Electronic Systems Design Seminar
http://www-cad.eecs.berkeley.edu/esd-seminar


Dynamic Functional Verification

Dr. Matthew J. Morley

Leader of Research and Strategic Technology - Verisity Inc.

Monday, November 18, 2002, 4:00pm-5:00pm
540 Cory Hall

Abstract

Functional verification is generally accepted as the most time consuming part of the design cycle, taking up to 70% of the investment before tape-out. At the same time functional failures are the leading cause for Silicon re-spins. A host of verification techniques are used to counter these trends. Prominant among these is dynamic, or simulation based, functional verification.
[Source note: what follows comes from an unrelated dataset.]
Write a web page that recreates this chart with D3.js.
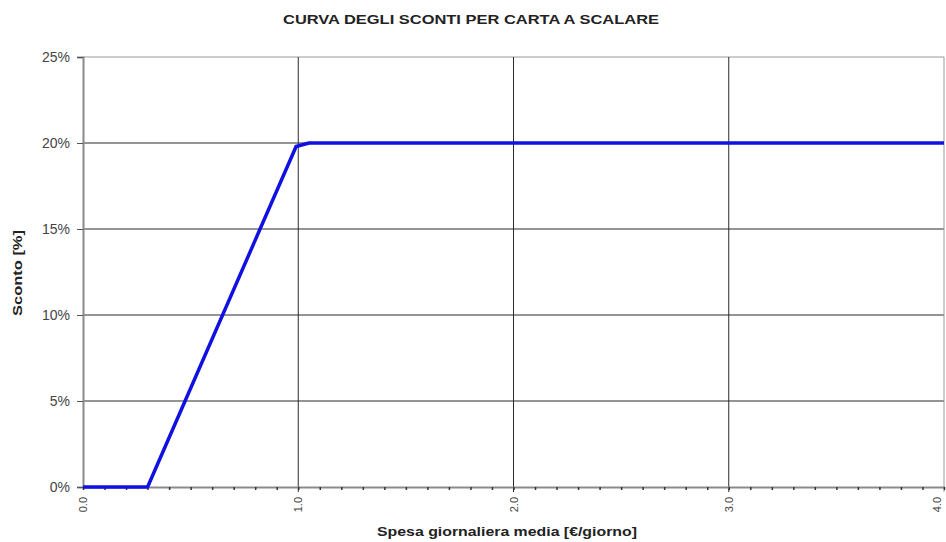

Dynamic functional verification evolved from an intuitive and manual process into a highly automated methodology, driven by constraint based test generation and the underlaying constraint resolution algorithms. Functional coverage, defined over the architecture state space, guides the verification process. This is a predictable methodology that scales well compared to methods that operate directly on the design state space.


Speaker

Morley Matthew obtained a masters degree in computer science and completed a PhD in formal methods at the University of Edinburgh in 1992. For his postdoctoral research Matthew spent three years in Bonn in Germany working on languages for embedded software design, and a couple of years at the University of Leeds in England working on asynchronous hardware design with Prof. Graham Birtwistle. Matthew joined Verisity at their R&D headquarters in Israel in 98 to work on the formal semantics of their e language. Matthew now works for Verisity in Mountain View, CA. where he is project leader for eCelerator, their new testbench synthesis product.